--- Given instruction ---
All of the material below is to be restated word for word, apart from the pictures.

--- Material provided ---

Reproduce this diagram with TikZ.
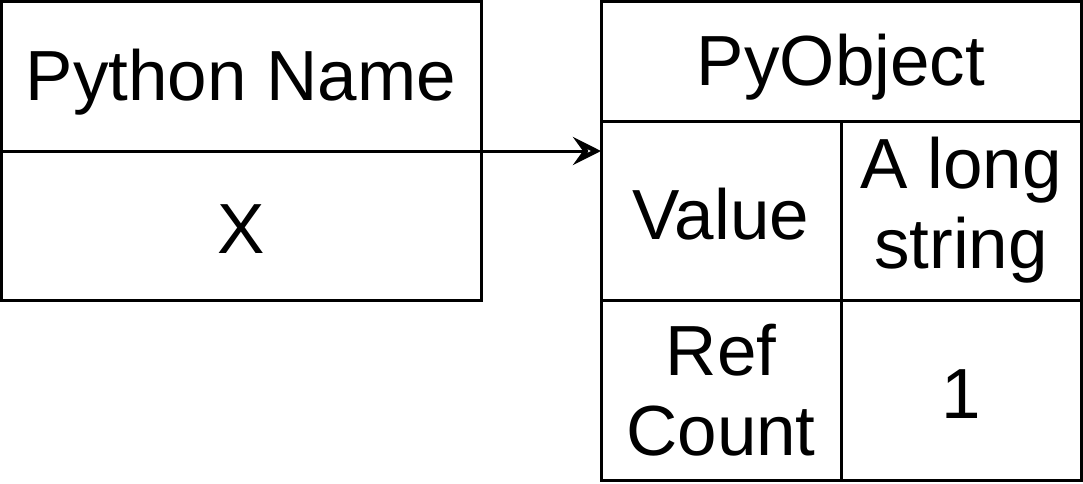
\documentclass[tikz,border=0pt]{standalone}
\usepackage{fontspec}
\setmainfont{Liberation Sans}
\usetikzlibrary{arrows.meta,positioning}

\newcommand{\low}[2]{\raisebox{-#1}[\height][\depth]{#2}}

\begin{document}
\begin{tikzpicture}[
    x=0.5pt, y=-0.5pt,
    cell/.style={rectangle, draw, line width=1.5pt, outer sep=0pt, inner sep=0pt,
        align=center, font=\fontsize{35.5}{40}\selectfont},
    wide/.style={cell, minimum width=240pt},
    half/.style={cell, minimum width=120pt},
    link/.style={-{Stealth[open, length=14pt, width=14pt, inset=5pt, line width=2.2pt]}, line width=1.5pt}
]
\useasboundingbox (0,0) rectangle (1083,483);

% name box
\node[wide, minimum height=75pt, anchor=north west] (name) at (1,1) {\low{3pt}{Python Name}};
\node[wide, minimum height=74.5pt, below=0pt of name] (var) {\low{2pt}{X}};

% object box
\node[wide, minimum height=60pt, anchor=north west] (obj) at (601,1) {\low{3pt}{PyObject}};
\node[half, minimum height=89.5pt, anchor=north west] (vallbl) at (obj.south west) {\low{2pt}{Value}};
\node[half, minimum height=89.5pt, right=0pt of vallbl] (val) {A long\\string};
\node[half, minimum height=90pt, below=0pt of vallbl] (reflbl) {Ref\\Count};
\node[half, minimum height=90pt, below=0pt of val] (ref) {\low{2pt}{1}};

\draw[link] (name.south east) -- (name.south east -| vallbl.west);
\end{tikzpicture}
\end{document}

--- Response to this exercise ---
Reproduce this diagram with TikZ.
\documentclass[tikz,border=0pt]{standalone}
\usepackage{fontspec}
\setmainfont{Liberation Sans}
\usetikzlibrary{arrows.meta,positioning}

\newcommand{\low}[2]{\raisebox{-#1}[\height][\depth]{#2}}

\begin{document}
\begin{tikzpicture}[
    x=0.5pt, y=-0.5pt,
    cell/.style={rectangle, draw, line width=1.5pt, outer sep=0pt, inner sep=0pt,
        align=center, font=\fontsize{35.5}{40}\selectfont},
    wide/.style={cell, minimum width=240pt},
    half/.style={cell, minimum width=120pt},
    link/.style={-{Stealth[open, length=14pt, width=14pt, inset=5pt, line width=2.2pt]}, line width=1.5pt}
]
\useasboundingbox (0,0) rectangle (1083,483);

% name box
\node[wide, minimum height=75pt, anchor=north west] (name) at (1,1) {\low{3pt}{Python Name}};
\node[wide, minimum height=74.5pt, below=0pt of name] (var) {\low{2pt}{X}};

% object box
\node[wide, minimum height=60pt, anchor=north west] (obj) at (601,1) {\low{3pt}{PyObject}};
\node[half, minimum height=89.5pt, anchor=north west] (vallbl) at (obj.south west) {\low{2pt}{Value}};
\node[half, minimum height=89.5pt, right=0pt of vallbl] (val) {A long\\string};
\node[half, minimum height=90pt, below=0pt of vallbl] (reflbl) {Ref\\Count};
\node[half, minimum height=90pt, below=0pt of val] (ref) {\low{2pt}{1}};

\draw[link] (name.south east) -- (name.south east -| vallbl.west);
\end{tikzpicture}
\end{document}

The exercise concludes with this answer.